When the director general of MI5 picks up a menacing snippet of internet chatter about ‘Deep Blue’, the phrase sets off an echo an Charles’s memory: not to IBM’s chess-playing computer but to an inconclusive MI6 case from 30 years before. It involved a Russian mole who had heard rumours of subversion within the UK involving ‘Deep Blue’, whatever that meant. The only record of it is a paper file, to which Charles has access.

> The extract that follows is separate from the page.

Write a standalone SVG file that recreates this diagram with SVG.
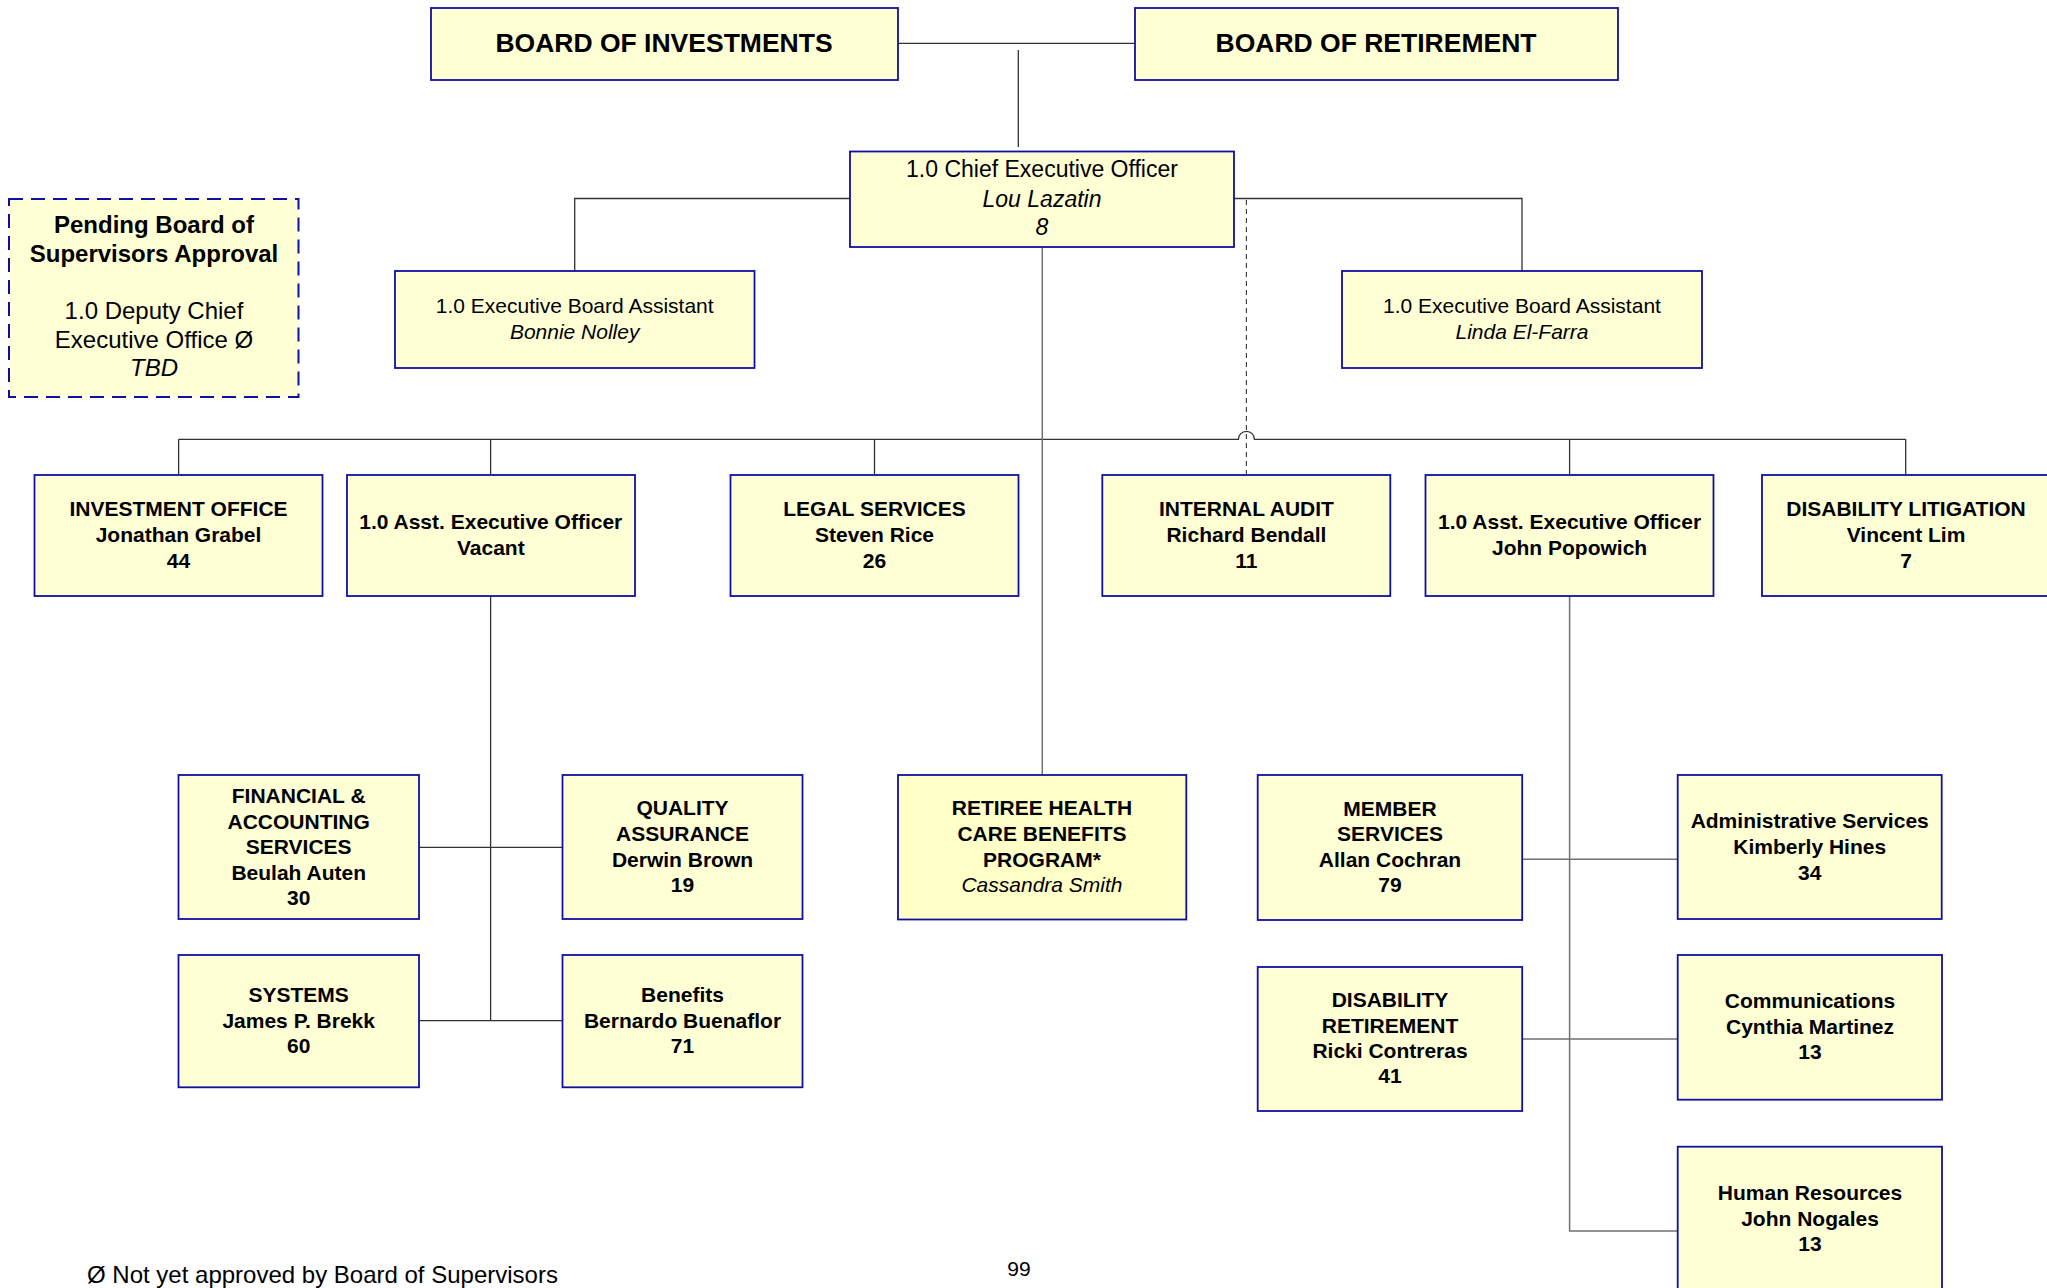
<svg xmlns="http://www.w3.org/2000/svg" width="2047" height="1288" viewBox="0 0 2047 1288">
<style>
.box{fill:#FFFFD6;stroke:#1010A0;stroke-width:1.8}
.rhc{fill:#FFFFC8;stroke:#1010A0;stroke-width:1.8}
.pend{fill:#FFFFD6;stroke:#1010A0;stroke-width:2;stroke-dasharray:14 8}
.ln{fill:none;stroke:#333;stroke-width:1.3}
.lg{fill:none;stroke:#707070;stroke-width:1.5}
.dash{fill:none;stroke:#444;stroke-width:1.2;stroke-dasharray:5 4}
text{font-family:"Liberation Sans",Arial,sans-serif;fill:#000;text-anchor:middle}
.b{font-weight:bold;font-size:21px}
.r{font-size:21px}
.i{font-style:italic}
.big{font-weight:bold;font-size:26.5px}
.ceo{font-size:23px}
.p{font-size:24px}
</style>
<rect width="2047" height="1288" fill="#fff"/>
<g id="connectors">
<path class="ln" d="M898 43.3 H1135"/>
<path class="ln" d="M1018.3 50 V147"/>
<path class="ln" d="M850 198.5 H574.7 V271"/>
<path class="ln" d="M1234 198.5 H1522 V271"/>
<path class="dash" d="M1246.4 200 V475"/>
<path class="ln" d="M178.6 439.3 H1238.4 A8 8 0 0 1 1254.4 439.3 H1905.7"/>
<path class="ln" d="M178.6 439.3 V475 M490.6 439.3 V475 M874.5 439.3 V475 M1569.6 439.3 V475 M1905.7 439.3 V475"/>
<path class="lg" d="M1042.3 246.7 V775"/>
<path class="ln" d="M490.6 596 V1020.7 M419 847.3 H562.5 M419 1020.7 H562.5"/>
<path class="lg" d="M1569.6 596 V1231 H1677.7 M1522.3 859.3 H1677.7 M1522.3 1039 H1677.7"/>
</g>
<g id="board-investments"><rect class="box" x="431" y="8" width="467" height="72"/><text class="big" x="664" y="52">BOARD OF INVESTMENTS</text></g>
<g id="board-retirement"><rect class="box" x="1135" y="8" width="483" height="72"/><text class="big" x="1376" y="52">BOARD OF RETIREMENT</text></g>
<g id="ceo"><rect class="box" x="850" y="151.5" width="384" height="95.5"/>
<text class="ceo" x="1042" y="177.3">1.0 Chief Executive Officer</text>
<text class="ceo i" x="1042" y="207.3">Lou Lazatin</text>
<text class="ceo i" x="1042" y="235">8</text></g>
<g id="pending"><rect class="pend" x="9" y="199" width="289.5" height="198"/>
<text class="p" font-weight="bold" x="154" y="233">Pending Board of</text>
<text class="p" font-weight="bold" x="154" y="261.5">Supervisors Approval</text>
<text class="p" x="154" y="319.3">1.0 Deputy Chief</text>
<text class="p" x="154" y="348.3">Executive Office Ø</text>
<text class="p i" x="154" y="376">TBD</text></g>
<g id="assistant-bonnie"><rect class="box" x="395" y="271" width="359.5" height="97"/>
<text class="r" x="574.7" y="313">1.0 Executive Board Assistant</text>
<text class="r i" x="574.7" y="339">Bonnie Nolley</text></g>
<g id="assistant-linda"><rect class="box" x="1342" y="271" width="360" height="97"/>
<text class="r" x="1522" y="313">1.0 Executive Board Assistant</text>
<text class="r i" x="1522" y="339">Linda El-Farra</text></g>
<g id="investment-office"><rect class="box" x="34.5" y="475" width="288" height="121"/>
<text class="b" x="178.5" y="516">INVESTMENT OFFICE</text><text class="b" x="178.5" y="542">Jonathan Grabel</text><text class="b" x="178.5" y="567.5">44</text></g>
<g id="aeo-vacant"><rect class="box" x="347" y="475" width="288" height="121"/>
<text class="b" x="490.8" y="529.3">1.0 Asst. Executive Officer</text><text class="b" x="490.8" y="555">Vacant</text></g>
<g id="legal"><rect class="box" x="730.5" y="475" width="288" height="121"/>
<text class="b" x="874.5" y="516">LEGAL SERVICES</text><text class="b" x="874.5" y="542">Steven Rice</text><text class="b" x="874.5" y="567.5">26</text></g>
<g id="internal-audit"><rect class="box" x="1102.3" y="475" width="288" height="121"/>
<text class="b" x="1246.4" y="516">INTERNAL AUDIT</text><text class="b" x="1246.4" y="542">Richard Bendall</text><text class="b" x="1246.4" y="567.5">11</text></g>
<g id="aeo-popowich"><rect class="box" x="1425.5" y="475" width="288" height="121"/>
<text class="b" x="1569.6" y="529.3">1.0 Asst. Executive Officer</text><text class="b" x="1569.6" y="555">John Popowich</text></g>
<g id="disability-litigation"><rect class="box" x="1762" y="475" width="288" height="121"/>
<text class="b" x="1906" y="516">DISABILITY LITIGATION</text><text class="b" x="1906" y="541.7">Vincent Lim</text><text class="b" x="1906" y="567.5">7</text></g>
<g id="financial"><rect class="box" x="178.5" y="775" width="240.5" height="144"/>
<text class="b" x="298.7" y="803.3">FINANCIAL &amp;</text><text class="b" x="298.7" y="829">ACCOUNTING</text><text class="b" x="298.7" y="854.3">SERVICES</text><text class="b" x="298.7" y="879.5">Beulah Auten</text><text class="b" x="298.7" y="905">30</text></g>
<g id="quality"><rect class="box" x="562.5" y="775" width="240" height="144"/>
<text class="b" x="682.5" y="815">QUALITY</text><text class="b" x="682.5" y="841">ASSURANCE</text><text class="b" x="682.5" y="866.7">Derwin Brown</text><text class="b" x="682.5" y="891.7">19</text></g>
<g id="retiree-health"><rect class="rhc" x="898" y="775" width="288.3" height="144.5"/>
<text class="b" x="1042" y="815">RETIREE HEALTH</text><text class="b" x="1042" y="841">CARE BENEFITS</text><text class="b" x="1042" y="866.7">PROGRAM*</text><text class="r i" x="1042" y="891.7">Cassandra Smith</text></g>
<g id="member-services"><rect class="box" x="1257.7" y="775" width="264.5" height="145"/>
<text class="b" x="1390" y="815.7">MEMBER</text><text class="b" x="1390" y="841">SERVICES</text><text class="b" x="1390" y="866.7">Allan Cochran</text><text class="b" x="1390" y="892.3">79</text></g>
<g id="admin-services"><rect class="box" x="1677.7" y="775" width="264" height="144"/>
<text class="b" x="1809.7" y="828.3">Administrative Services</text><text class="b" x="1809.7" y="854">Kimberly Hines</text><text class="b" x="1809.7" y="879.5">34</text></g>
<g id="systems"><rect class="box" x="178.5" y="955" width="240.5" height="132.3"/>
<text class="b" x="298.7" y="1001.7">SYSTEMS</text><text class="b" x="298.7" y="1027.7">James P. Brekk</text><text class="b" x="298.7" y="1052.7">60</text></g>
<g id="benefits"><rect class="box" x="562.5" y="955" width="240" height="132.3"/>
<text class="b" x="682.5" y="1001.7">Benefits</text><text class="b" x="682.5" y="1027.7">Bernardo Buenaflor</text><text class="b" x="682.5" y="1052.7">71</text></g>
<g id="disability-retirement"><rect class="box" x="1257.7" y="967" width="264.5" height="144"/>
<text class="b" x="1390" y="1006.7">DISABILITY</text><text class="b" x="1390" y="1032.7">RETIREMENT</text><text class="b" x="1390" y="1057.7">Ricki Contreras</text><text class="b" x="1390" y="1083.3">41</text></g>
<g id="communications"><rect class="box" x="1677.7" y="955" width="264.3" height="144.7"/>
<text class="b" x="1810" y="1008.3">Communications</text><text class="b" x="1810" y="1034">Cynthia Martinez</text><text class="b" x="1810" y="1059">13</text></g>
<g id="human-resources"><rect class="box" x="1677.7" y="1146.7" width="264.3" height="160"/>
<text class="b" x="1810" y="1200">Human Resources</text><text class="b" x="1810" y="1226">John Nogales</text><text class="b" x="1810" y="1251">13</text></g>
<text class="r" x="1019" y="1276">99</text>
<text class="p" x="87" y="1283" text-anchor="start" style="text-anchor:start">Ø Not yet approved by Board of Supervisors</text>
</svg>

The narrative divides in two: one strand delves into the past — into Charles’s relationship with the mole and the Russian defector who makes the connection between them possible, and with his investigation of British activists; the second strand picks up the investigation in the present, where Charles is hampered by the illness of MI5’s director general, and also by an intimate connection between the leading British activist and the Home Secretary’s special adviser, a woman who exerts an unhealthy control over the now leaderless MI5. To add to the confusion, the activist was also involved in the earlier case, and his sister was once Charles’s girlfriend.

Charles, past and present, is a marvellous character, with an unflappable competence that pulls him through the most unlikely situations. We see him puffing up the service stairs of the Georges Cinq in Paris with a dead Russian defector in a fireman’s lift; a few chapters later he is dealing with a visiting Greek spook who develops an intense attachment to an elderly stripper in Hartlepool. He’s equally adroit at navigating the murky currents of contemporary Whitehall, where the hazards include departmental rivalries, ambitious politicians, maverick spads and a lack of resources.

Then there’s Deep Blue itself, the codename for something that may well be an all-too-possible terrorist threat if a recent news story is to be believed. Unfortunately, we shan’t be able to rely on Charles Thoroughgood driving off in his elderly and extremely conspicuous Bristol to deal with it.